== DIRECTIONS ==
Write out the full set of records below exactly.

== RECORDS TO PROCESS ==
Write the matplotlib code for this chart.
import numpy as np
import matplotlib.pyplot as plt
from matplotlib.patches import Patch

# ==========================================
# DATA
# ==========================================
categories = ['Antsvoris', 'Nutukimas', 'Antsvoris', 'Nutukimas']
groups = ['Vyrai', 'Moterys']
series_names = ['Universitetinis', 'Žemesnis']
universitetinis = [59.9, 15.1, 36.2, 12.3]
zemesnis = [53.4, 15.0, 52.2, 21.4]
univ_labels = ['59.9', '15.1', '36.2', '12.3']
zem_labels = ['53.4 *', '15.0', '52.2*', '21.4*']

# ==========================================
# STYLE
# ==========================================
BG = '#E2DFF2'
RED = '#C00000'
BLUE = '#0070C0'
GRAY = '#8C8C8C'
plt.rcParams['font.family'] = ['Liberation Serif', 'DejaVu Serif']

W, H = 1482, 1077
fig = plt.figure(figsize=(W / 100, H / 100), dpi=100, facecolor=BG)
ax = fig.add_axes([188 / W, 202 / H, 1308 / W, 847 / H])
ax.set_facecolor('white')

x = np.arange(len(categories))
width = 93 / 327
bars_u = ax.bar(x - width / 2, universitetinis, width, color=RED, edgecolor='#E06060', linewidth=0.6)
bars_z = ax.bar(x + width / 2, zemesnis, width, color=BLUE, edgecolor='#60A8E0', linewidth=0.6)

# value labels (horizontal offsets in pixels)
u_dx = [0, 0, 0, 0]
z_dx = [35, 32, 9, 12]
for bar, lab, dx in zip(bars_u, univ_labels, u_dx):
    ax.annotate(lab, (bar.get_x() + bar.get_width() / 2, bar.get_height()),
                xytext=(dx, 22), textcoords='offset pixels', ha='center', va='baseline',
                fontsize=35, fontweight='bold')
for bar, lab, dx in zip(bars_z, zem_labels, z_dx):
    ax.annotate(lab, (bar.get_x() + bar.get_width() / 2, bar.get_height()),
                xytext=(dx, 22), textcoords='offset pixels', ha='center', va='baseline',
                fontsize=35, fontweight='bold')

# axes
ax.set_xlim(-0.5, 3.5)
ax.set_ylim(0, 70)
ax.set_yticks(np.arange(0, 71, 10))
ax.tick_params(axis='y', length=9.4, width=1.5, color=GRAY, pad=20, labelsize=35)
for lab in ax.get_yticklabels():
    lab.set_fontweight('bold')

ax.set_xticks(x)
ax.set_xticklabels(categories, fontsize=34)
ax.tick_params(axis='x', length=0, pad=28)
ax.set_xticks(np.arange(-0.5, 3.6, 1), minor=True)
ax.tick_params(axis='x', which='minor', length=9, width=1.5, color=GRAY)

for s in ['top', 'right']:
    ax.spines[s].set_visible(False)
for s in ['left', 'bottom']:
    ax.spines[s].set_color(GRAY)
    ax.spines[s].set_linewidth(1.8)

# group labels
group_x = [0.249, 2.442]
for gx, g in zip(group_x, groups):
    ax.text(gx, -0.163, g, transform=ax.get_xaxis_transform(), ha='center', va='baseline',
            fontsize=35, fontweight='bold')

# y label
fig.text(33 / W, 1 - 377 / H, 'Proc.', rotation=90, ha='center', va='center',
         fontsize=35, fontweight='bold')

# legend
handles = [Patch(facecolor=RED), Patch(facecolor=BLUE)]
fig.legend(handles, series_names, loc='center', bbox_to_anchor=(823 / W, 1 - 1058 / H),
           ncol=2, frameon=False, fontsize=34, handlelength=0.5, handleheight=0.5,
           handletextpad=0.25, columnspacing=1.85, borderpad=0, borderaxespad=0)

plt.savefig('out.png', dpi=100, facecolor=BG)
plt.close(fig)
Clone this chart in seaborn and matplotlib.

== ANSWER TO THE PROBLEM ==
Write the matplotlib code for this chart.
import numpy as np
import matplotlib.pyplot as plt
from matplotlib.patches import Patch

# ==========================================
# DATA
# ==========================================
categories = ['Antsvoris', 'Nutukimas', 'Antsvoris', 'Nutukimas']
groups = ['Vyrai', 'Moterys']
series_names = ['Universitetinis', 'Žemesnis']
universitetinis = [59.9, 15.1, 36.2, 12.3]
zemesnis = [53.4, 15.0, 52.2, 21.4]
univ_labels = ['59.9', '15.1', '36.2', '12.3']
zem_labels = ['53.4 *', '15.0', '52.2*', '21.4*']

# ==========================================
# STYLE
# ==========================================
BG = '#E2DFF2'
RED = '#C00000'
BLUE = '#0070C0'
GRAY = '#8C8C8C'
plt.rcParams['font.family'] = ['Liberation Serif', 'DejaVu Serif']

W, H = 1482, 1077
fig = plt.figure(figsize=(W / 100, H / 100), dpi=100, facecolor=BG)
ax = fig.add_axes([188 / W, 202 / H, 1308 / W, 847 / H])
ax.set_facecolor('white')

x = np.arange(len(categories))
width = 93 / 327
bars_u = ax.bar(x - width / 2, universitetinis, width, color=RED, edgecolor='#E06060', linewidth=0.6)
bars_z = ax.bar(x + width / 2, zemesnis, width, color=BLUE, edgecolor='#60A8E0', linewidth=0.6)

# value labels (horizontal offsets in pixels)
u_dx = [0, 0, 0, 0]
z_dx = [35, 32, 9, 12]
for bar, lab, dx in zip(bars_u, univ_labels, u_dx):
    ax.annotate(lab, (bar.get_x() + bar.get_width() / 2, bar.get_height()),
                xytext=(dx, 22), textcoords='offset pixels', ha='center', va='baseline',
                fontsize=35, fontweight='bold')
for bar, lab, dx in zip(bars_z, zem_labels, z_dx):
    ax.annotate(lab, (bar.get_x() + bar.get_width() / 2, bar.get_height()),
                xytext=(dx, 22), textcoords='offset pixels', ha='center', va='baseline',
                fontsize=35, fontweight='bold')

# axes
ax.set_xlim(-0.5, 3.5)
ax.set_ylim(0, 70)
ax.set_yticks(np.arange(0, 71, 10))
ax.tick_params(axis='y', length=9.4, width=1.5, color=GRAY, pad=20, labelsize=35)
for lab in ax.get_yticklabels():
    lab.set_fontweight('bold')

ax.set_xticks(x)
ax.set_xticklabels(categories, fontsize=34)
ax.tick_params(axis='x', length=0, pad=28)
ax.set_xticks(np.arange(-0.5, 3.6, 1), minor=True)
ax.tick_params(axis='x', which='minor', length=9, width=1.5, color=GRAY)

for s in ['top', 'right']:
    ax.spines[s].set_visible(False)
for s in ['left', 'bottom']:
    ax.spines[s].set_color(GRAY)
    ax.spines[s].set_linewidth(1.8)

# group labels
group_x = [0.249, 2.442]
for gx, g in zip(group_x, groups):
    ax.text(gx, -0.163, g, transform=ax.get_xaxis_transform(), ha='center', va='baseline',
            fontsize=35, fontweight='bold')

# y label
fig.text(33 / W, 1 - 377 / H, 'Proc.', rotation=90, ha='center', va='center',
         fontsize=35, fontweight='bold')

# legend
handles = [Patch(facecolor=RED), Patch(facecolor=BLUE)]
fig.legend(handles, series_names, loc='center', bbox_to_anchor=(823 / W, 1 - 1058 / H),
           ncol=2, frameon=False, fontsize=34, handlelength=0.5, handleheight=0.5,
           handletextpad=0.25, columnspacing=1.85, borderpad=0, borderaxespad=0)

plt.savefig('out.png', dpi=100, facecolor=BG)
plt.close(fig)
Clone this chart in seaborn and matplotlib.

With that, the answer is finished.